Promoting conflict among conservatives was, in fact, a key part of Buckley’s philosophy.

When he founded National Review in 1955, he wrote that he envisioned a political magazine with “intelligence” and “no crackpottery.” Buckley would not publish just anything for the sake of being provocative. He cordoned off writers who voiced the conspiratorial views of antisemites or the John Birch Society. National Review did not support civil rights reforms, but it did consistently decry racism and instruct conservatives to find non-racist reasons to support their positions.

Beyond these few soft boundaries, Buckley wished for a magazine that was alive and energetic, one electric with rival conservative points of view: “But I want some positively unsettling vigor, a sense of abandon, and joy, and cocksureness that may, indeed, be interpreted by some as indiscretion.” National Review would not be a house organ; there would be no house style, no party line.

William F. Buckley and Rush Limbaugh on “Firing Line,” courtesy of the Hoover Institution.

Buckley scorned “house theologians” and supported “a little creative heresy as good for the system.” He then guaranteed internal squabbles by running articles in National Review by a bevy Right-leaning groups who were gathering under this new “conservative” tent after World War II. The magazine featured libertarians, traditionalists, theocrats, neo-medievalists, former Communists, segregationists, integrationists, semi-anarchists, and semi-monarchists. By his design, Buckley’s more-the-merrier conservatism was at war with itself; it had what the historian Kim Phillips-Fein called a “baroque strangeness.” It was no surprise then that “What is conservatism?” was the question Buckley heard most frequently from lecture audiences.

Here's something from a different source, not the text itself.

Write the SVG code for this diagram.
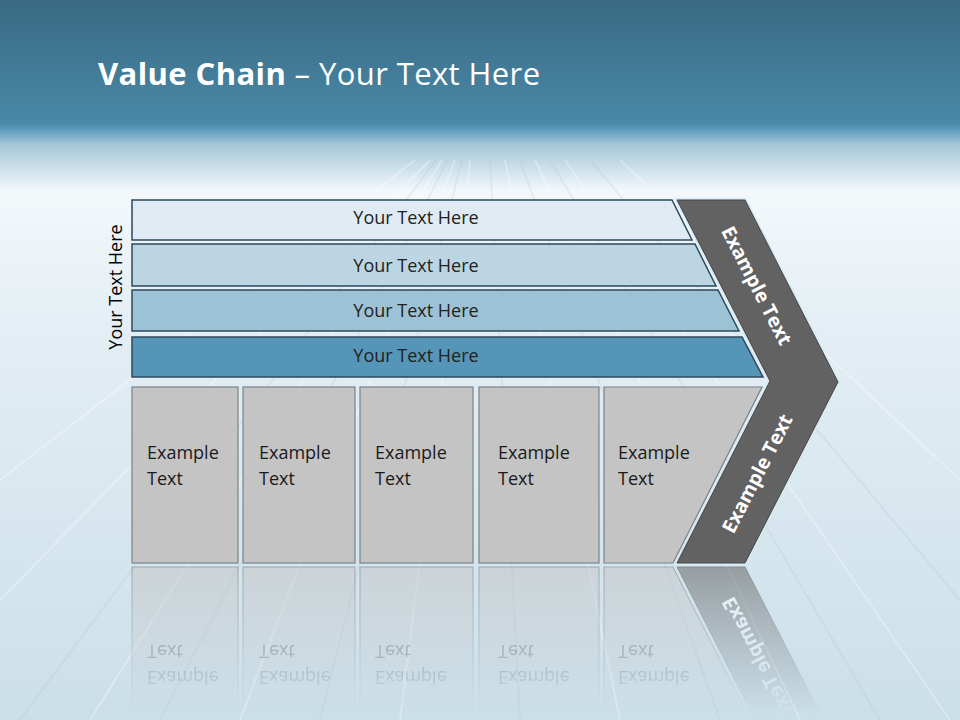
<svg xmlns="http://www.w3.org/2000/svg" width="960" height="720" viewBox="0 0 960 720">
<defs>
<linearGradient id="bg" x1="0" y1="0" x2="0" y2="1">
<stop offset="0" stop-color="#386a82"/>
<stop offset="0.17" stop-color="#4a88a8"/>
<stop offset="0.178" stop-color="#5697b7"/>
<stop offset="0.2" stop-color="#a3c6d8"/>
<stop offset="0.265" stop-color="#f3f8fb"/>
<stop offset="0.45" stop-color="#e4eef4"/>
<stop offset="1" stop-color="#cbdfe9"/>
</linearGradient>
<linearGradient id="fadeG" x1="0" y1="0" x2="0" y2="1">
<stop offset="0" stop-color="#fff" stop-opacity="0.55"/>
<stop offset="1" stop-color="#fff" stop-opacity="0"/>
</linearGradient>
<mask id="fade" maskUnits="userSpaceOnUse" x="0" y="560" width="960" height="160">
<rect x="0" y="565" width="960" height="150" fill="url(#fadeG)"/>
</mask>
<style>
.bar{stroke:#2b4a5e;stroke-width:1.5}
.bt{font-family:"Open Sans","Noto Sans",sans-serif;font-size:18px;fill:#222;text-anchor:middle}
.box{fill:#c4c4c4;stroke:#7b8289;stroke-width:1.2}
.xt{font-family:"Open Sans","Noto Sans",sans-serif;font-size:18px;fill:#1a1a1a}
.chev{fill:#626262;stroke:#454545;stroke-width:1}
.ct{font-family:"Open Sans","Noto Sans",sans-serif;font-size:19.5px;font-weight:bold;fill:#fff;text-anchor:middle}
.st{stroke:#ffffff;stroke-opacity:0.3;fill:none}
.sd{stroke:#a9c3d1;stroke-opacity:0.22;fill:none}
</style>
</defs>
<rect width="960" height="720" fill="url(#bg)"/>
<g id="streaks" stroke-width="2">
<path class="st" d="M430 160 L0 600"/>
<path class="sd" d="M436 160 L20 720"/>
<path class="st" d="M442 160 L90 720"/>
<path class="sd" d="M448 160 L160 720"/>
<path class="st" d="M455 160 L240 720"/>
<path class="sd" d="M462 160 L320 720"/>
<path class="st" d="M470 160 L400 720"/>
<path class="sd" d="M490 160 L520 720"/>
<path class="st" d="M505 160 L620 720"/>
<path class="sd" d="M520 160 L720 720"/>
<path class="st" d="M535 160 L800 720"/>
<path class="sd" d="M550 160 L880 720"/>
<path class="st" d="M565 160 L950 720"/>
<path class="sd" d="M590 160 L960 600"/>
<path class="st" d="M620 160 L960 480"/>
<path class="st" d="M415 160 L0 480"/>
</g>
<g id="title" font-family="'Open Sans','Noto Sans',sans-serif" font-size="31" fill="#fff" letter-spacing="0.4">
<text x="98" y="85"><tspan font-weight="bold">Value Chain</tspan> – Your Text Here</text>
</g>
<g id="side-label">
<text transform="translate(122,287) rotate(-90)" font-family="'Open Sans','Noto Sans',sans-serif" font-size="18" fill="#000" text-anchor="middle">Your Text Here</text>
</g>
<g id="bar1"><polygon class="bar" points="132,200 672,200 692,240 132,240" fill="#dfeaf2"/><text class="bt" x="416" y="224">Your Text Here</text></g>
<g id="bar2"><polygon class="bar" points="132,244 695,244 716,286 132,286" fill="#bcd5e2"/><text class="bt" x="416" y="272">Your Text Here</text></g>
<g id="bar3"><polygon class="bar" points="132,290 718,290 739,331 132,331" fill="#9dc2d6"/><text class="bt" x="416" y="317">Your Text Here</text></g>
<g id="bar4"><polygon class="bar" points="132,337 742,337 763,377 132,377" fill="#5595b8"/><text class="bt" x="416" y="362">Your Text Here</text></g>
<g id="chevron">
<polygon points="677,200 745,200 838,382 745,563 677,563 770,381" fill="none" stroke="#d8eaf3" stroke-width="4"/>
<polygon class="chev" points="677,200 745,200 838,382 745,563 677,563 770,381"/>
<text class="ct" transform="translate(756,286) rotate(62.8)" dy="6">Example Text</text>
<text class="ct" transform="translate(758,474) rotate(-62.8)" dy="6">Example Text</text>
</g>
<g id="box1"><rect class="box" x="132" y="387" width="106" height="176"/><text class="xt" x="147" y="459">Example</text><text class="xt" x="147" y="485">Text</text></g>
<g id="box2"><rect class="box" x="243" y="387" width="112" height="176"/><text class="xt" x="259" y="459">Example</text><text class="xt" x="259" y="485">Text</text></g>
<g id="box3"><rect class="box" x="360" y="387" width="113" height="176"/><text class="xt" x="375" y="459">Example</text><text class="xt" x="375" y="485">Text</text></g>
<g id="box4"><rect class="box" x="479" y="387" width="120" height="176"/><text class="xt" x="498" y="459">Example</text><text class="xt" x="498" y="485">Text</text></g>
<g id="box5"><polygon class="box" points="604,387 762,387 673,563 604,563"/><text class="xt" x="618" y="459">Example</text><text class="xt" x="618" y="485">Text</text></g>
<g id="reflection" mask="url(#fade)">
<g transform="translate(0,1130) scale(1,-1)">
<rect class="box" x="132" y="387" width="106" height="176"/><text class="xt" x="147" y="459">Example</text><text class="xt" x="147" y="485">Text</text>
<rect class="box" x="243" y="387" width="112" height="176"/><text class="xt" x="259" y="459">Example</text><text class="xt" x="259" y="485">Text</text>
<rect class="box" x="360" y="387" width="113" height="176"/><text class="xt" x="375" y="459">Example</text><text class="xt" x="375" y="485">Text</text>
<rect class="box" x="479" y="387" width="120" height="176"/><text class="xt" x="498" y="459">Example</text><text class="xt" x="498" y="485">Text</text>
<polygon class="box" points="604,387 762,387 673,563 604,563"/><text class="xt" x="618" y="459">Example</text><text class="xt" x="618" y="485">Text</text>
<polygon class="chev" points="770,381 838,382 745,563 677,563"/>
<text class="ct" transform="translate(758,474) rotate(-62.8)" dy="6">Example Text</text>
</g>
</g>
</svg>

Buckley delighted in deadpanning an impenetrable answer: “the paradigm of essences towards which the phenomenology of the world is in continuing approximation.” In moments when a tidy summary of conservatism was called for, Buckley ribbed his audience by providing the opposite. He used the question as an opportunity to entertain them by violating their expectations. He left them wanting, but not necessarily knowing, more.

Buckley was combative, even about conservatism, and he helped conservatives adopt similar poses for more than 50 years. His conservative style was great for provocation, not deliberation, more contentious than cohesive. A conservatism that remains daring and surprising, a “conservative demonstration” that commands headlines and compels clicks, a conservatism that sub-divides into warring camps continues to follow Buckley’s lead. However, if conservatives prefer orthodoxy or pay homage to a singular authority from whom no true conservative can deviate, they stray from Buckley’s legacy. If they sequester themselves or their audiences from dialogue, if they prefer discussions with like-minded insiders over debates with opponents, they risk pushing Buckley further into conservatism’s past. A conservatism that engages in what he labeled “crackpottery,” indulges far-fetched conspiracy theories or lines up behind bigots, veers from paths first broken by Buckley.